The number of scripted TV seasons being ordered in the U.S. has nearly halved since 2019, according to new research from Ampere Analysis, which revealed a “Hollywood displacement” as international orders outpace the U.S.
Ampere’s snap research found that 418 shows were ordered last year in the States, down from 722 in 2019, which it mainly put down to the strikes but said is unlikely to rise in 2024.
More from Deadline
This dramatic fall is “in a more precipitous decline” than U.S. series releases but releases also fell sharply last year, from 633 to 481. That figure may rise in 2024 due to “the potential for truncated 23/24 seasons doubling up,” according to Ampere.

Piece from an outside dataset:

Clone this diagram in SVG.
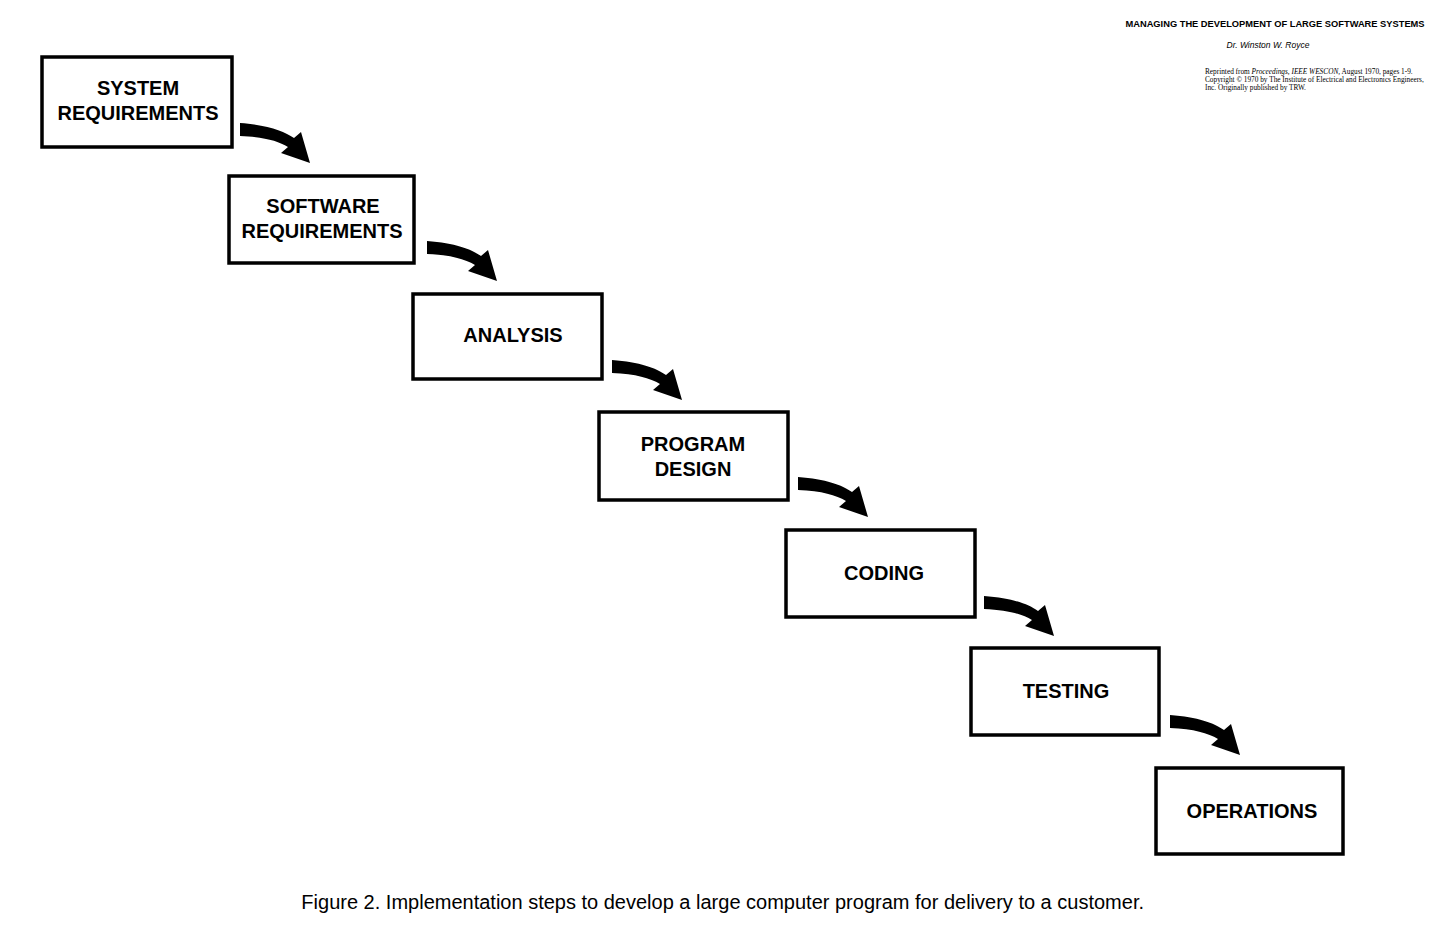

Hollywood virtually shut down for the latter half of 2023 due to the writers and actors strikes but the Ampere research suggested the slowdown is more terminal, called it an “abrupt end to peak TV” and pointed in particular to the decline in orders from the streamers.
“The more terminal decline is originating from the SVoD services,” said Ampere, with Netflix reducing its show releases from 107 in 2022 to just 68 in 2023 – a drop that cannot be blamed on strike action as it took place during the first half of the year. Other big reductions were from Peacock (-20 titles), Hulu (-11), Max (-9) and Paramount+ (-4). Furthermore, while other players like Amazon Prime Video, Apple, and Disney+ maintained the number of series released in 2023, only Prime maintained the series it ordered, meaning 2024 will be “even lighter for almost all the major SVoDs,” Ampere said.
“The displacement of Hollywood”
The research, however, proved a boon for non-U.S. commissioning, with Ampere pointing to “internationalisation and the displacement of Hollywood.”
The number of seasons of scripted international streamer shows released last year was more than 100 ahead of the U.S., with 367 coming from outside America and 257 from inside. This represents a major shift even from the prior year, where the two were neck-and-neck.
“The strikes are partly the cause but also conceal the broader story of internationalisation and the decentring of Hollywood as the core of the world’s TV industry,” Ampere said.
Fred Black, a Principal Analyst at the firm, said the U.S. scripted boom has “finally run out of steam.”
“While 2024 will see some level of a bounce back in the content being ordered, many of these titles will be released in 2025, meaning any recovery is likely to be slow going,” he added.